Developing skills in the management consulting industry

18 October 2019 Consultancy.uk

Calvert Markham, Director at the Centre for Management Consulting Excellence, has published the most recent editions of two consulting books first released thirty years ago. Markham reflects on how the skills of management consultants have evolved on the back of the industry’s changing face.

Earlier this year the Centre for Management Consulting Excellence published the study ‘Consulting Skills for 2030’. Although the report identifies a number of technological developments that consultants will need to help their clients address over the next ten years, it also notes that there is a category of what it calls ‘timeless skills’, which are perennially required of effective consultants.

The need for timeless skills was brought home to me when preparing ‘The Art of Consultancy’ and ‘Mastering Management Consultancy’ – two books that serve as a source of reference for consultants, providing them with a toolkit to becoming a trusted advisor to clients.

At the time of the first editions of these books, the internet was in its infancy, email was only gradually being used, desktop computers were far from widespread and mobile phones were rare. But the skills covered then – how to address client problems, managing projects and keeping your clients happy – remain as relevant now as they did then.

Developing skills in the management consulting industry

And these are concerns of management consultants around the world. For years I have run training programmes for consultants in many countries and for example earlier this year delivered courses covering these skills in Thailand and Kazakhstan, where, as elsewhere, these skills remain just as relevant.

I also run a post-graduate programme at a leading business school in which teams of students tackle real consulting problems for organisations. We ask their clients for feedback following the projects and typically they commend the work rate, quality of thinking, insight and value of the recommendations – all of which are technical skills. Where there are criticisms they all relate to timeless skills: did they turn up on time? Did they exhibit a real concern for the needs and challenges faced by the client? Did they keep the client informed?

Of course, consulting projects are joint ventures between consultants and clients and the quality of the project depends on the performance of the client as well as that of the consultant. Good clients help their consultants do a good job – and of course, it is important that consultants help their clients be good clients!

Consulting’s changing face

Over the thirty years since the books were first published the shape of business has changed. Then, outsourcing and off shoring were unusual (and not called such). Businesses were international but seldom global. The large consulting firms of today – benefiting from the growth of globalisation and outsourcing – dwarf those of the late 1980s, and now there are lots more consultants.

Many executives on the client side therefore may now have had a spell in a consulting practice and will be familiar with the situation of the consultant who is now trying to engage with them. Hopefully this will make them better clients, but as I tell my students, even if you are not going to become a consultant, you will probably be hiring them at some stage, so understanding what makes for excellent consulting is going to be of help.

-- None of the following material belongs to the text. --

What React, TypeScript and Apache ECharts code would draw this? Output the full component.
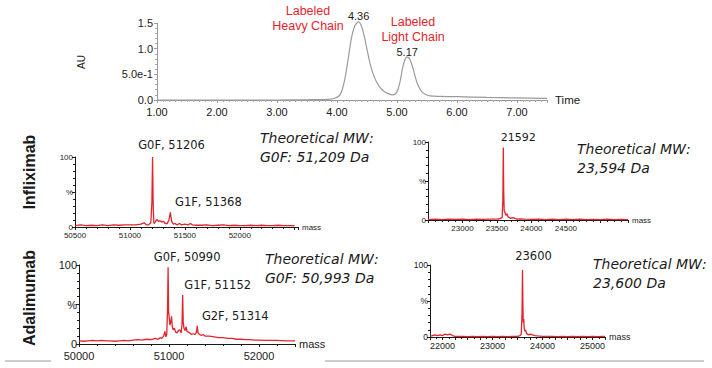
import React, { useEffect, useRef } from 'react';
import * as echarts from 'echarts';

// ---------- data ----------
const chromTime = [1.0, 1.5, 2.0, 2.5, 3.0, 3.5, 3.8, 3.95, 4.05, 4.12, 4.18, 4.24, 4.3, 4.36, 4.42, 4.48, 4.55, 4.62, 4.7, 4.78, 4.86, 4.93, 4.99, 5.04, 5.09, 5.13, 5.17, 5.22, 5.27, 5.33, 5.4, 5.47, 5.55, 5.7, 6.0, 6.5, 7.0, 7.5];
const chromAU = [0.0, 0.0, 0.0, 0.0, 0.0, 0.005, 0.01, 0.03, 0.1, 0.35, 0.75, 1.2, 1.45, 1.52, 1.4, 1.1, 0.72, 0.45, 0.27, 0.17, 0.12, 0.1, 0.14, 0.3, 0.6, 0.78, 0.84, 0.78, 0.6, 0.35, 0.18, 0.11, 0.08, 0.07, 0.065, 0.05, 0.04, 0.03];
const chromPeakTimes = [4.36, 5.17];
const chromPeakLabels = ['4.36', '5.17'];

const infHeavyMass = [50500, 50550, 50600, 50650, 50700, 50750, 50800, 50850, 50900, 50950, 51000, 51050, 51100, 51130, 51150, 51170, 51190, 51200, 51206, 51212, 51218, 51230, 51245, 51260, 51275, 51290, 51305, 51320, 51340, 51355, 51368, 51380, 51395, 51410, 51430, 51450, 51470, 51500, 51530, 51550, 51570, 51600, 51650, 51700, 51750, 51800, 51850, 51900, 51950, 52000, 52050, 52100, 52150, 52200, 52250, 52300, 52350, 52400, 52450, 52500];
const infHeavyInt = [2, 3, 2, 2.5, 2, 3, 2, 3, 2.5, 3, 3, 3, 4, 6, 3, 3, 6, 35, 100, 30, 5, 7, 11, 8, 9, 7, 8, 5, 5, 10, 21, 8, 4, 5, 3, 5, 3, 4, 3, 5, 3, 2.5, 2.5, 3, 2, 2.5, 3, 2, 2.5, 2, 2, 2.5, 2, 2.5, 2, 2, 2.5, 2, 2, 2];
const infHeavyPeaks = [51206, 51368];
const infHeavyLabels = ['G0F, 51206', 'G1F, 51368'];

const infLightMass = [22500, 22600, 22700, 22800, 22900, 23000, 23100, 23200, 23300, 23400, 23500, 23550, 23575, 23585, 23592, 23598, 23605, 23615, 23630, 23645, 23660, 23680, 23700, 23730, 23760, 23790, 23830, 23900, 24000, 24100, 24200, 24300, 24400, 24500, 24600, 24700, 24800, 24900, 25000, 25100, 25200, 25300, 25400];
const infLightInt = [0.5, 1, 0.5, 1, 0.8, 1, 0.5, 1, 0.8, 1, 1.2, 2, 3, 25, 93, 35, 12, 10, 6, 8, 4, 3, 2, 3, 2, 1, 1.5, 1, 0.8, 1, 0.5, 1, 0.5, 1, 0.5, 1, 0.5, 0.8, 0.5, 1, 0.5, 0.8, 0.5];
const infLightPeaks = [23592];
const infLightLabels = ['21592'];

const adaHeavyMass = [50000, 50050, 50100, 50150, 50200, 50250, 50300, 50350, 50400, 50450, 50500, 50550, 50600, 50650, 50700, 50750, 50800, 50850, 50880, 50900, 50920, 50940, 50955, 50965, 50975, 50984, 50990, 50996, 51003, 51010, 51020, 51028, 51036, 51046, 51060, 51075, 51090, 51105, 51120, 51135, 51145, 51152, 51158, 51166, 51180, 51190, 51200, 51215, 51230, 51250, 51270, 51290, 51305, 51314, 51322, 51340, 51360, 51380, 51400, 51450, 51500, 51550, 51600, 51650, 51700, 51750, 51800, 51850, 51900, 51950, 52000, 52100, 52200, 52300, 52400];
const adaHeavyInt = [4, 3.5, 4, 4.5, 4, 4.5, 4, 4, 3.5, 4, 4.5, 4, 5, 5.5, 5, 6, 5.5, 7, 6, 8, 7, 10, 16, 9, 12, 45, 97, 40, 33, 24, 28, 35, 22, 18, 20, 15, 14, 17, 18, 14, 25, 62, 28, 20, 17, 22, 16, 15, 14, 12, 13, 12, 15, 23, 14, 12, 11, 12, 10, 10, 9, 8, 8, 7, 7, 6, 6, 5.5, 5.5, 5, 5, 4.5, 4.5, 4, 4];
const adaHeavyPeaks = [50990, 51152, 51314];
const adaHeavyLabels = ['G0F, 50990', 'G1F, 51152', 'G2F, 51314'];

const adaLightMass = [21750, 21800, 21850, 21900, 21950, 22000, 22050, 22100, 22150, 22200, 22250, 22300, 22400, 22500, 22600, 22700, 22800, 22900, 23000, 23100, 23200, 23300, 23400, 23500, 23550, 23575, 23590, 23600, 23608, 23615, 23625, 23635, 23645, 23660, 23680, 23700, 23730, 23760, 23800, 23850, 23900, 24000, 24100, 24200, 24300, 24400, 24500, 24600, 24700, 24800, 24900, 25000, 25100, 25200, 25250];
const adaLightInt = [1, 2, 3, 2, 3, 2, 4, 3, 4, 2, 1, 1, 1, 0.5, 1, 0.5, 1, 0.5, 1, 0.5, 1, 0.5, 1, 1, 2, 4, 30, 93, 45, 20, 25, 12, 8, 10, 5, 4, 3, 4, 3, 2, 1.5, 1, 0.8, 1, 0.5, 1, 0.5, 1, 0.5, 1, 0.5, 1, 0.5, 1, 0.8];
const adaLightPeaks = [23600];
const adaLightLabels = ['23600'];

const rowLabels = ['Infliximab', 'Adalimumab'];
const theoInfHeavy = ['Theoretical MW:', 'G0F: 51,209 Da'];
const theoInfLight = ['Theoretical MW:', '23,594 Da'];
const theoAdaHeavy = ['Theoretical MW:', 'G0F: 50,993 Da'];
const theoAdaLight = ['Theoretical MW:', '23,600 Da'];
const chainLabels = [['Labeled', 'Heavy Chain'], ['Labeled', 'Light Chain']];

// ---------- styling ----------
const AX = "'Liberation Sans', Arial, sans-serif";
const VD = "'DejaVu Sans', Verdana, sans-serif";
const RED = '#e3242b';
const INK = '#1a1a1a';
const TOP_MAX = 1.5;

const zip = (a: number[], b: number[]) => a.map((x, i) => [x, b[i]]);

function peakMarks(xs: number[], ys: number[], peaks: number[], labels: string[], offsets: number[][], yMax = Infinity) {
  return peaks.map((p, i) => ({
    name: labels[i],
    coord: [p, Math.min(ys[xs.indexOf(p)], yMax)],
    label: { offset: offsets[i] },
  }));
}

function panelX(gridIndex: number, min: number, max: number, interval: number, minorSplit: number, fs: number, margin: number, show: (v: number) => boolean) {
  return {
    type: 'value', gridIndex, min, max, interval,
    axisLine: { show: true, onZero: false, lineStyle: { color: INK, width: 1 } },
    axisTick: { show: true, length: 3, lineStyle: { color: INK } },
    minorTick: { show: true, splitNumber: minorSplit, length: 2, lineStyle: { color: INK } },
    splitLine: { show: false }, minorSplitLine: { show: false },
    axisLabel: { fontSize: fs, color: INK, fontFamily: AX, margin, formatter: (v: number) => (show(v) ? String(v) : '') },
    name: 'mass', nameLocation: 'end', nameGap: 4,
    nameTextStyle: { fontSize: fs, color: INK, fontFamily: AX, verticalAlign: 'middle', align: 'left' },
  };
}

function panelY(gridIndex: number, fs: number) {
  return {
    type: 'value', gridIndex, min: 0, max: 100, interval: 50,
    axisLine: { show: true, onZero: false, lineStyle: { color: INK, width: 1 } },
    axisTick: { show: true, length: 3, lineStyle: { color: INK } },
    minorTick: { show: true, splitNumber: 5, length: 2, lineStyle: { color: INK } },
    splitLine: { show: false },
    axisLabel: { fontSize: fs, color: INK, fontFamily: AX, margin: 2, formatter: (v: number) => (v === 50 ? '%' : String(v)) },
  };
}

function spectrum(idx: number, xs: number[], ys: number[], peaks: number[], labels: string[], offsets: number[][], fs: number) {
  return {
    type: 'line', xAxisIndex: idx, yAxisIndex: idx, data: zip(xs, ys),
    showSymbol: false, symbol: 'none', silent: true,
    lineStyle: { color: RED, width: 1.3 },
    markPoint: {
      symbol: 'circle', symbolSize: 0, silent: true,
      label: { show: true, position: 'top', distance: 4, formatter: '{b}', color: INK, fontSize: fs, fontFamily: VD },
      data: peakMarks(xs, ys, peaks, labels, offsets),
    },
  };
}

function txt(text: string, x: number, y: number, extra: any = {}) {
  return {
    type: 'text', x, y, silent: true,
    style: { text, fill: INK, fontSize: 14, fontFamily: VD, align: 'left', verticalAlign: 'middle', ...extra },
  };
}

function buildOption() {
  const grids = [
    { left: 157, top: 23, width: 390, height: 77 },
    { left: 75, top: 157, width: 223, height: 70 },
    { left: 428, top: 142, width: 200, height: 78 },
    { left: 79, top: 265, width: 216, height: 79 },
    { left: 430, top: 265, width: 175, height: 72 },
  ].map((g) => ({ ...g, containLabel: false, outerBoundsMode: 'none' }));

  const topX = {
    type: 'value', gridIndex: 0, min: 1, max: 7.5, interval: 1,
    axisLine: { show: true, onZero: false, lineStyle: { color: '#9a9a9a' } },
    axisTick: { show: true, length: 3, lineStyle: { color: '#9a9a9a' } },
    minorTick: { show: true, splitNumber: 10, length: 2, lineStyle: { color: '#aaaaaa' } },
    splitLine: { show: false },
    axisLabel: { fontSize: 11, color: INK, fontFamily: AX, margin: 6, formatter: (v: number) => (Math.abs(v - Math.round(v)) < 1e-6 ? v.toFixed(2) : '') },
    name: 'Time', nameLocation: 'end', nameGap: 8,
    nameTextStyle: { fontSize: 11.5, color: INK, fontFamily: AX, verticalAlign: 'middle' },
  };
  const topY = {
    type: 'value', gridIndex: 0, min: 0, max: TOP_MAX, interval: 0.5,
    axisLine: { show: true, onZero: false, lineStyle: { color: '#9a9a9a' } },
    axisTick: { show: true, length: 3, lineStyle: { color: '#9a9a9a' } },
    minorTick: { show: true, splitNumber: 5, length: 2, lineStyle: { color: '#aaaaaa' } },
    splitLine: { show: false },
    axisLabel: { fontSize: 11, color: INK, fontFamily: AX, margin: 4, formatter: (v: number) => (v === 0 ? '0.0' : v === 0.5 ? '5.0e-1' : v.toFixed(1)) },
  };

  const series: any[] = [
    {
      type: 'line', xAxisIndex: 0, yAxisIndex: 0, data: zip(chromTime, chromAU),
      showSymbol: false, symbol: 'none', smooth: 0.3, clip: false, silent: true,
      lineStyle: { color: '#9a9a9a', width: 1.2 },
      markPoint: {
        symbol: 'circle', symbolSize: 0, silent: true,
        label: { show: true, position: 'top', distance: 3, formatter: '{b}', color: INK, fontSize: 11, fontFamily: AX },
        data: peakMarks(chromTime, chromAU, chromPeakTimes, chromPeakLabels, [[0, 1], [0, 4]], TOP_MAX),
      },
    },
    spectrum(1, infHeavyMass, infHeavyInt, infHeavyPeaks, infHeavyLabels, [[19, -2], [38, 0]], 11.5),
    spectrum(2, infLightMass, infLightInt, infLightPeaks, infLightLabels, [[15, 0]], 11),
    spectrum(3, adaHeavyMass, adaHeavyInt, adaHeavyPeaks, adaHeavyLabels, [[19, 0], [35, 0], [38, 0]], 11.5),
    spectrum(4, adaLightMass, adaLightInt, adaLightPeaks, adaLightLabels, [[11, -4]], 11.5),
  ];

  const graphic: any[] = [
    txt(chainLabels[0][0], 308, 11, { fill: RED, fontSize: 12.5, fontFamily: AX, align: 'center' }),
    txt(chainLabels[0][1], 308, 26, { fill: RED, fontSize: 12.5, fontFamily: AX, align: 'center' }),
    txt(chainLabels[1][0], 413, 22, { fill: RED, fontSize: 12.5, fontFamily: AX, align: 'center' }),
    txt(chainLabels[1][1], 413, 37, { fill: RED, fontSize: 12.5, fontFamily: AX, align: 'center' }),
    { type: 'text', x: 81, y: 62, rotation: Math.PI / 2, silent: true, style: { text: 'AU', fill: INK, fontSize: 10, fontFamily: AX, align: 'center', verticalAlign: 'middle' } },
    { type: 'text', x: 29, y: 172, rotation: Math.PI / 2, silent: true, style: { text: rowLabels[0], fill: INK, fontSize: 16, fontWeight: 'bold', fontFamily: AX, align: 'center', verticalAlign: 'middle' } },
    { type: 'text', x: 29, y: 298, rotation: Math.PI / 2, silent: true, style: { text: rowLabels[1], fill: INK, fontSize: 16, fontWeight: 'bold', fontFamily: AX, align: 'center', verticalAlign: 'middle' } },
    txt(theoInfHeavy[0], 260, 138, { fontStyle: 'italic' }),
    txt(theoInfHeavy[1], 260, 157, { fontStyle: 'italic' }),
    txt(theoInfLight[0], 577, 149, { fontStyle: 'italic' }),
    txt(theoInfLight[1], 577, 168, { fontStyle: 'italic' }),
    txt(theoAdaHeavy[0], 265, 259, { fontStyle: 'italic' }),
    txt(theoAdaHeavy[1], 265, 278, { fontStyle: 'italic' }),
    txt(theoAdaLight[0], 593, 264, { fontStyle: 'italic' }),
    txt(theoAdaLight[1], 593, 283, { fontStyle: 'italic' }),
    { type: 'line', silent: true, shape: { x1: 5, y1: 361, x2: 51, y2: 361 }, style: { stroke: '#9a9a9a', lineWidth: 1 } },
    { type: 'line', silent: true, shape: { x1: 325, y1: 361, x2: 704, y2: 361 }, style: { stroke: '#9a9a9a', lineWidth: 1 } },
  ];

  return {
    animation: false,
    backgroundColor: '#ffffff',
    grid: grids,
    xAxis: [
      topX,
      panelX(1, 50500, 52530, 500, 5, 8, 4, (v) => v >= 50500 && v <= 52000 && v % 500 === 0),
      panelX(2, 22500, 25400, 500, 5, 8, 4, (v) => v >= 23000 && v <= 24500 && v % 500 === 0),
      panelX(3, 50000, 52400, 1000, 5, 11, 6, (v) => v <= 52000 && v % 1000 === 0),
      panelX(4, 21750, 25250, 250, 2, 9, 4, (v) => v % 1000 === 0),
    ],
    yAxis: [topY, panelY(1, 8), panelY(2, 8), panelY(3, 11), panelY(4, 8.5)],
    series,
    graphic,
  };
}

export default function App() {
  const ref = useRef<HTMLDivElement>(null);
  useEffect(() => {
    if (!ref.current) return;
    const chart = echarts.init(ref.current, null, { renderer: 'svg' });
    chart.setOption(buildOption() as any);
    return () => chart.dispose();
  }, []);
  return <div ref={ref} style={{ position: 'absolute', left: 0, top: 0, width: 712, height: 368, background: '#fff' }} />;
}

As an author, there are two further changes to how the world of work has changed, both related to the move away from gender stereotyping. The first is in the use of language. The introduction to the first edition of one of the books finished with these words: “Finally a small apology. Throughout the text I have referred to a consultant as male; many management consultants are, of course, female, but I thought it less verbose to write ‘he’ rather than ‘he or she’ on each occasion.”

In later editions I realised that this would not do, so then used ‘he or she’ quite liberally. But the change that has occurred of late is in the use of language where it is now quite acceptable to use ‘they’ as the third person singular. So the sentence ‘when a consultant writes a report they should use grammar carefully’ does not jar as much as perhaps it once did.

Secondly is the death of the secretary. Secretaries were heavily engaged with document production, but most business people now type their own documents. The residual tasks are now covered by personal assistants.

Finally, it’s worth noting that management consultancy is a craft skill. As well as classroom sessions, my early training in management consultancy was as an apprentice, under the tutelage of more experienced management consultants. I hope that in these books I have captured the lessons that I learned from their successes and failure, and subsequently from my own, and that they will be of value to all who are providers or users of management consultancy.